Tout commencerait par une image entêtante, violente et forte qui a fini la journée d’hier. Histoires de fin, histoires de faim : l’image, comme une persistance rétinienne, d’un riz-au-lait. Un gâteau ainsi, abandonné dans la précipitation le jour même d’un anniversaire d’un enfant par des Républicains espagnols obligés, dans la folie meurtrière et fascisante des années 30, de fuir les Nationalistes prêts à les assassiner. Un gâteau abandonné mais jamais oublié : ce dessert d’anniversaire du frère aîné de celui qui allait devenir le père de Léonor de Recondo qui, mercredi au Banquet de Lagrasse, a remonté le fil de ses souvenirs familiaux, des traces générationnelles pour venir dire que ce jour-là, ce ne fut pas la fin pour les siens. Qu’ils purent traverser le pont international à Hendaye et qu’ils furent, même mal voire très mal, accueillis en France et qu’ils y vécurent.

C’est à un grand et puissant récit qu’a convié, à la toute fin de la journée mercredi et hier matin à l’occasion du « Grand petit déjeuner », Léonor de Recondo. On savait la jeune femme concertiste. On la savait romancière. On la découvre extraordinaire biographe des mémoires perdues, des destins brisés et des promesses inachevées. C’est peu de dire que c’est peut-être un nouveau début pour l’écrivaine qui a su livrer un récit d’une rare force classique. On a rarement entendu des mots aussi mesurés, pesés, une telle sobriété dans l’art de raconter comment les gravures de Goya ont pu dire, par truchement, la douleur de ne pas être née en Espagne. Après avoir mis fin à son récit, ce qui demeure, c’est l’image de ce gâteau qui, depuis près de 90 ans, attend les siens autour d’une table, un gâteau recouvert de poussière qui se mangerait sans fin. Un récit au classicisme de l’épure.

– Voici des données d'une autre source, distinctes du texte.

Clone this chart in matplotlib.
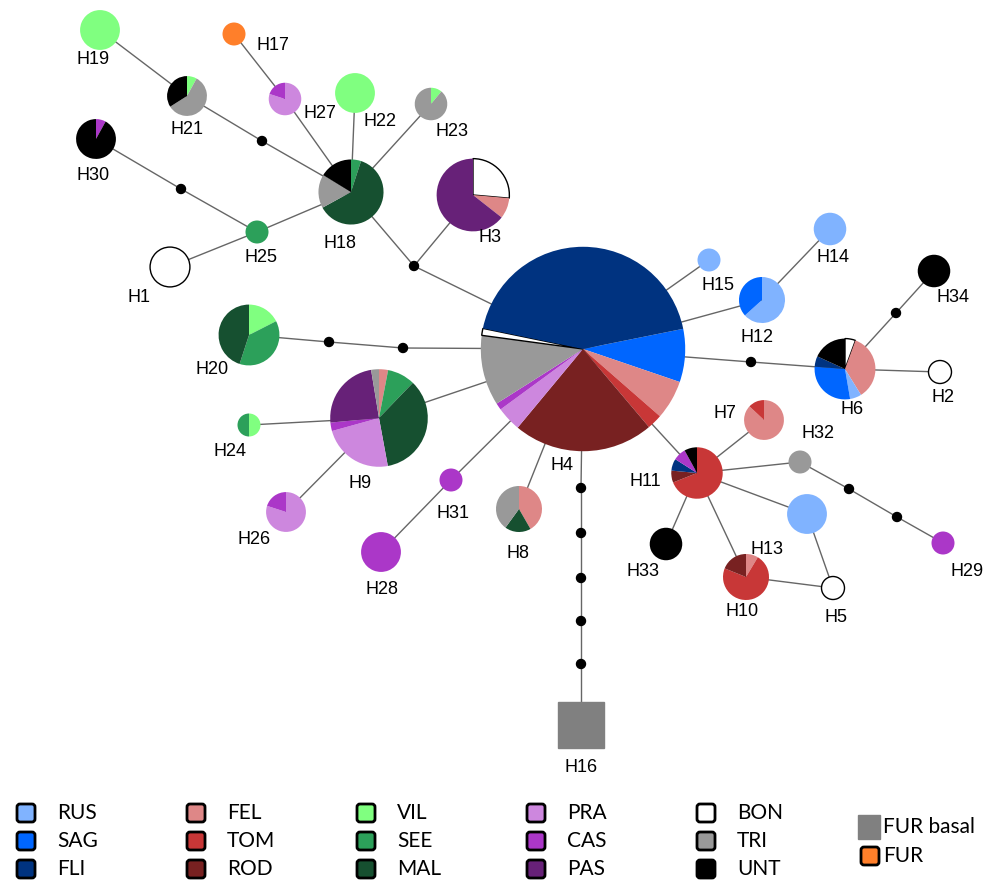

Un grand récit qui est peut-être le texte dit par tous les réfugiés qui veulent échapper à la fin proche en se hissant depuis leur récit à l’horizon des vies affranchies, qui confient leur destin à la grandeur morale des classiques. C’est cette grandeur que rappelle dans sa dernière séance de Figures Libres Patrick Boucheron en ce jeudi de fin du Banquet. Il en témoigne à travers la figure de Walter Benjamin en 1940 qui confie qu’il ne peut emmener qu’un seul livre, celui du cardinal de Retz. Car Benjamin, là, sent sa fin proche. Il sonde les phrases pour y puiser le calme moral des esprits aguerris et apaisés. Il se raccroche au Grand siècle comme on évolue au Grand air : pour échapper à la fin. Mais, peut-être dans ces histoires d’hériter, est-on également et surtout porté, d’une génération l’autre, par l’histoire d’un seul héritage : hériter de la fin, hériter de ce qu’on devrait refuser pour ne pas succomber. Déployer une résistance, retrouver ce mot de vivant qui a su guider le Banquet jusqu’ici.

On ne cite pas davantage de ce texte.